Shoprite Holdings Limited, South Africa’s largest food retailer, said sales growth accelerated as the consumer spending environment improved.
Revenue advanced 11.4 per cent in the six months through June, compared with 9.7 per cent in the first half of the fiscal year, the Cape Town-based company said in a statement. Full-year sales growth on a like-for-like basis was 5.1 per cent.
“This confirms the sales momentum is accelerating,” BPI Capital Africa analyst Luis Colaco said by phone from Cape Town. “Growth on a like-for-like basis is good, that is positive.”
Revenue from outside South Africa, which accounts for almost a fifth of Shoprite sales, increased by 27 per cent, little changed on the previous year.
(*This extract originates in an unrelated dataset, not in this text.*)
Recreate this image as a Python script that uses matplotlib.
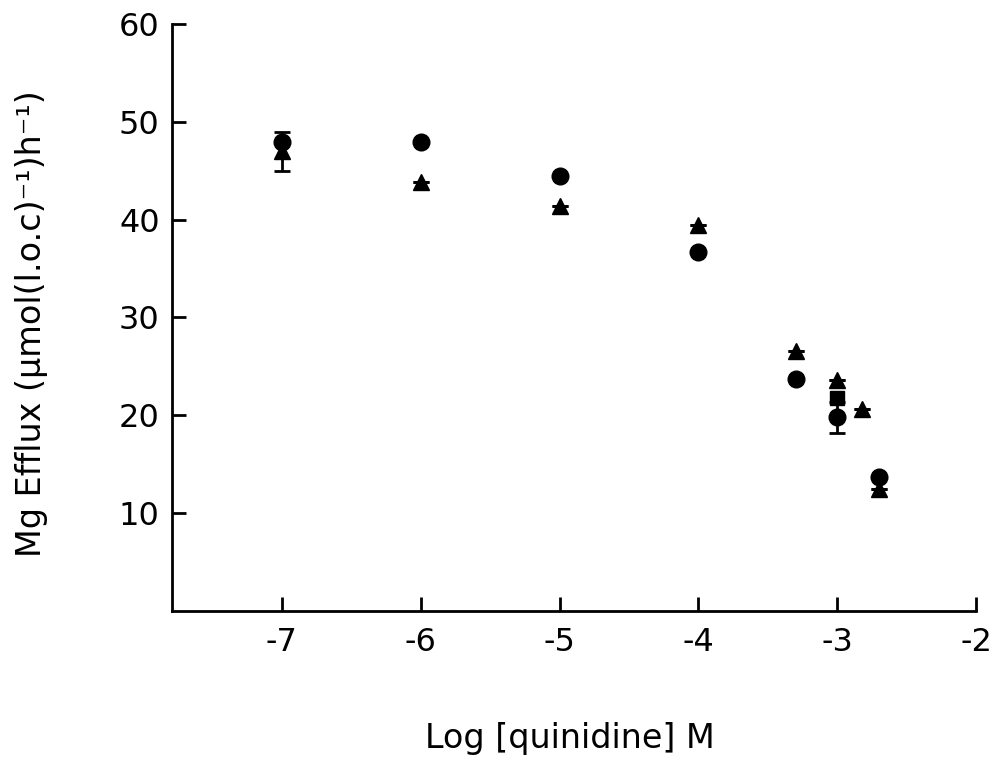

Shoprite closed 3 per cent higher, the biggest gain in more than three months, at 163.05 rand in Johannesburg. That pared the year’s decline to 0.6 per cent, valuing the company at 93.4 billion rand ($8.74 billion).
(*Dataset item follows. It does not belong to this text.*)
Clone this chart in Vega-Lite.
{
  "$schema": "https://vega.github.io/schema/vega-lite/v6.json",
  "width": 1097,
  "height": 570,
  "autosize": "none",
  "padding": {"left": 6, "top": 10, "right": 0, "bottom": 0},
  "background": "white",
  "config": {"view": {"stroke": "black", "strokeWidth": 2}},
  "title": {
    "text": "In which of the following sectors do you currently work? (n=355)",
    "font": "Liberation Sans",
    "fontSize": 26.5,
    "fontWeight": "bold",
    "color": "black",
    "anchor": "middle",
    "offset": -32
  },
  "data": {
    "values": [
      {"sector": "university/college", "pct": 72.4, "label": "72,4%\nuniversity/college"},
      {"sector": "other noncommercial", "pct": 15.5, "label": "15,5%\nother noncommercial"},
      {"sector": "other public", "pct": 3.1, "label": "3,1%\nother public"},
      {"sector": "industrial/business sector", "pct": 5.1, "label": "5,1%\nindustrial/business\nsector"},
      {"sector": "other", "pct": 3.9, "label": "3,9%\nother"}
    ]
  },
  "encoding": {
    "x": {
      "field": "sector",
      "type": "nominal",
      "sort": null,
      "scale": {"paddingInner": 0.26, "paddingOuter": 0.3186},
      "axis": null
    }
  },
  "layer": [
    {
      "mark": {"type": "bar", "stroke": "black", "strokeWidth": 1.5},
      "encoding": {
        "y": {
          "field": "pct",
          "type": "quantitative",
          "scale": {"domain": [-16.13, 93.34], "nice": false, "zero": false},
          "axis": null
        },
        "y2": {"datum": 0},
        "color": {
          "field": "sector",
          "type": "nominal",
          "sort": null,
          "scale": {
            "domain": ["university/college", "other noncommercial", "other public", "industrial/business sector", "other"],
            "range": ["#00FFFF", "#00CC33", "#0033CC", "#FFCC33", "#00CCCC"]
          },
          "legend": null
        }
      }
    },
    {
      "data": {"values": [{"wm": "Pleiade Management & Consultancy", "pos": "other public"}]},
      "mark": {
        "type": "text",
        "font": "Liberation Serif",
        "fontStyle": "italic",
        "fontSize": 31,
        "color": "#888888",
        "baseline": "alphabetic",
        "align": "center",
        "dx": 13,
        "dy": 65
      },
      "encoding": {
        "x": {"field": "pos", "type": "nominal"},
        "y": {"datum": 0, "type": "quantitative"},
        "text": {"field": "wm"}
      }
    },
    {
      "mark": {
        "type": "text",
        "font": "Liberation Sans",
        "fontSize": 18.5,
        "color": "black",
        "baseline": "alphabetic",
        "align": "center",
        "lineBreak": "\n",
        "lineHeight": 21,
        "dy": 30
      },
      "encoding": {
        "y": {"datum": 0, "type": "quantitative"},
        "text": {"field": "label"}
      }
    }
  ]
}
South African retail-sales growth was 1.8 per cent in April, accelerating from a revised 0.8 per cent gain in March. The country’s inflation in May climbed to 6.6 per cent, exceeding the central bank’s 3 per cent to 6 per cent target band for a second month.
Massmart Holdings Limited, controlled by Wal-Mart Stores Inc, said July 10 that sales growth rallied during the first half of 2014 as consumers spent more on building supplies amid a rise in the inflation rate.